Begin

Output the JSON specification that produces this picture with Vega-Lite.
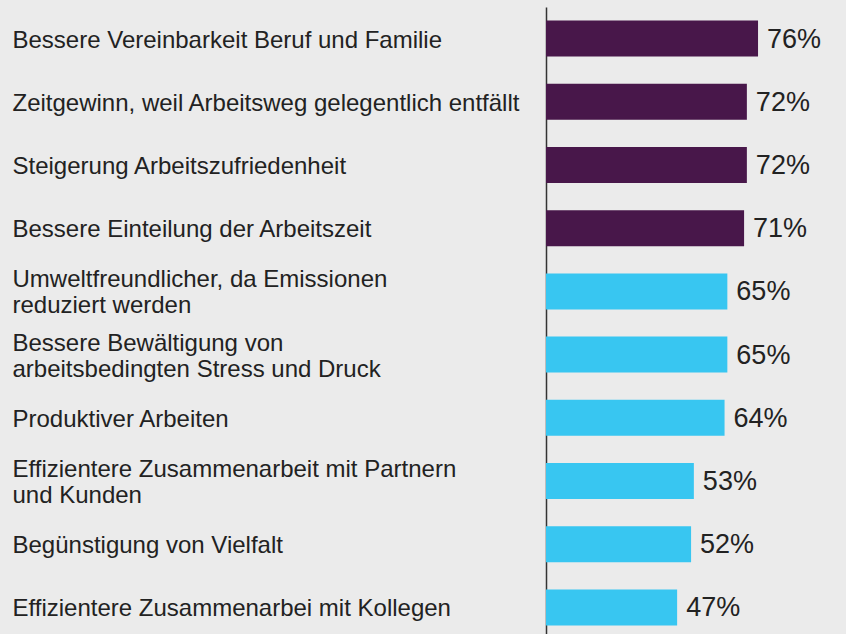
{
  "$schema": "https://vega.github.io/schema/vega-lite/v6.json",
  "autosize": "none",
  "padding": {"left": 546, "top": 7, "right": 0, "bottom": 0},
  "width": 300,
  "height": 632,
  "background": "#ebebeb",
  "config": {"view": {"stroke": null}, "font": "Liberation Sans"},
  "data": {
    "values": [
      {"item": "Bessere Vereinbarkeit Beruf und Familie", "share": 0.76, "group": "top"},
      {"item": "Zeitgewinn, weil Arbeitsweg gelegentlich entfällt", "share": 0.72, "group": "top"},
      {"item": "Steigerung Arbeitszufriedenheit", "share": 0.72, "group": "top"},
      {"item": "Bessere Einteilung der Arbeitszeit", "share": 0.71, "group": "top"},
      {"item": "Umweltfreundlicher, da Emissionen|reduziert werden", "share": 0.65, "group": "rest"},
      {"item": "Bessere Bewältigung von|arbeitsbedingten Stress und Druck", "share": 0.65, "group": "rest"},
      {"item": "Produktiver Arbeiten", "share": 0.64, "group": "rest"},
      {"item": "Effizientere Zusammenarbeit mit Partnern|und Kunden", "share": 0.53, "group": "rest"},
      {"item": "Begünstigung von Vielfalt", "share": 0.52, "group": "rest"},
      {"item": "Effizientere Zusammenarbei mit Kollegen", "share": 0.47, "group": "rest"}
    ]
  },
  "encoding": {
    "y": {
      "field": "item",
      "type": "nominal",
      "sort": null,
      "scale": {"paddingInner": 0.43, "paddingOuter": 0.215},
      "axis": {
        "title": null,
        "ticks": false,
        "tickSize": 0,
        "labelAlign": "left",
        "labelBaseline": "middle",
        "labelPadding": 534,
        "labelLimit": 0,
        "labelFontSize": 24,
        "labelLineHeight": 26,
        "labelColor": "#222222",
        "labelFont": "Liberation Sans",
        "labelOffset": {"expr": "indexof(datum.value, '|') >= 0 ? -11 : 2"},
        "labelExpr": "split(datum.label, '|')",
        "domainColor": "#333333",
        "domainWidth": 1.5
      }
    },
    "x": {
      "field": "share",
      "type": "quantitative",
      "scale": {"domain": [0, 1.0753], "nice": false, "zero": true},
      "axis": null
    }
  },
  "layer": [
    {
      "mark": {"type": "bar"},
      "encoding": {
        "color": {
          "field": "group",
          "type": "nominal",
          "scale": {"domain": ["top", "rest"], "range": ["#48174a", "#38c6f1"]},
          "legend": null
        }
      }
    },
    {
      "mark": {"type": "text", "align": "left", "baseline": "middle", "dx": 9, "dy": 1, "fontSize": 27, "color": "#222222", "font": "Liberation Sans"},
      "encoding": {
        "text": {"field": "share", "type": "quantitative", "format": ".0%"}
      }
    }
  ]
}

End

_WHAT IS ASKED_. Word for word, quote the full listing, omitting every picture.

_IN RESPONSE_.
Output the JSON specification that produces this picture with Vega-Lite.
{
  "$schema": "https://vega.github.io/schema/vega-lite/v6.json",
  "autosize": "none",
  "padding": {"left": 546, "top": 7, "right": 0, "bottom": 0},
  "width": 300,
  "height": 632,
  "background": "#ebebeb",
  "config": {"view": {"stroke": null}, "font": "Liberation Sans"},
  "data": {
    "values": [
      {"item": "Bessere Vereinbarkeit Beruf und Familie", "share": 0.76, "group": "top"},
      {"item": "Zeitgewinn, weil Arbeitsweg gelegentlich entfällt", "share": 0.72, "group": "top"},
      {"item": "Steigerung Arbeitszufriedenheit", "share": 0.72, "group": "top"},
      {"item": "Bessere Einteilung der Arbeitszeit", "share": 0.71, "group": "top"},
      {"item": "Umweltfreundlicher, da Emissionen|reduziert werden", "share": 0.65, "group": "rest"},
      {"item": "Bessere Bewältigung von|arbeitsbedingten Stress und Druck", "share": 0.65, "group": "rest"},
      {"item": "Produktiver Arbeiten", "share": 0.64, "group": "rest"},
      {"item": "Effizientere Zusammenarbeit mit Partnern|und Kunden", "share": 0.53, "group": "rest"},
      {"item": "Begünstigung von Vielfalt", "share": 0.52, "group": "rest"},
      {"item": "Effizientere Zusammenarbei mit Kollegen", "share": 0.47, "group": "rest"}
    ]
  },
  "encoding": {
    "y": {
      "field": "item",
      "type": "nominal",
      "sort": null,
      "scale": {"paddingInner": 0.43, "paddingOuter": 0.215},
      "axis": {
        "title": null,
        "ticks": false,
        "tickSize": 0,
        "labelAlign": "left",
        "labelBaseline": "middle",
        "labelPadding": 534,
        "labelLimit": 0,
        "labelFontSize": 24,
        "labelLineHeight": 26,
        "labelColor": "#222222",
        "labelFont": "Liberation Sans",
        "labelOffset": {"expr": "indexof(datum.value, '|') >= 0 ? -11 : 2"},
        "labelExpr": "split(datum.label, '|')",
        "domainColor": "#333333",
        "domainWidth": 1.5
      }
    },
    "x": {
      "field": "share",
      "type": "quantitative",
      "scale": {"domain": [0, 1.0753], "nice": false, "zero": true},
      "axis": null
    }
  },
  "layer": [
    {
      "mark": {"type": "bar"},
      "encoding": {
        "color": {
          "field": "group",
          "type": "nominal",
          "scale": {"domain": ["top", "rest"], "range": ["#48174a", "#38c6f1"]},
          "legend": null
        }
      }
    },
    {
      "mark": {"type": "text", "align": "left", "baseline": "middle", "dx": 9, "dy": 1, "fontSize": 27, "color": "#222222", "font": "Liberation Sans"},
      "encoding": {
        "text": {"field": "share", "type": "quantitative", "format": ".0%"}
      }
    }
  ]
}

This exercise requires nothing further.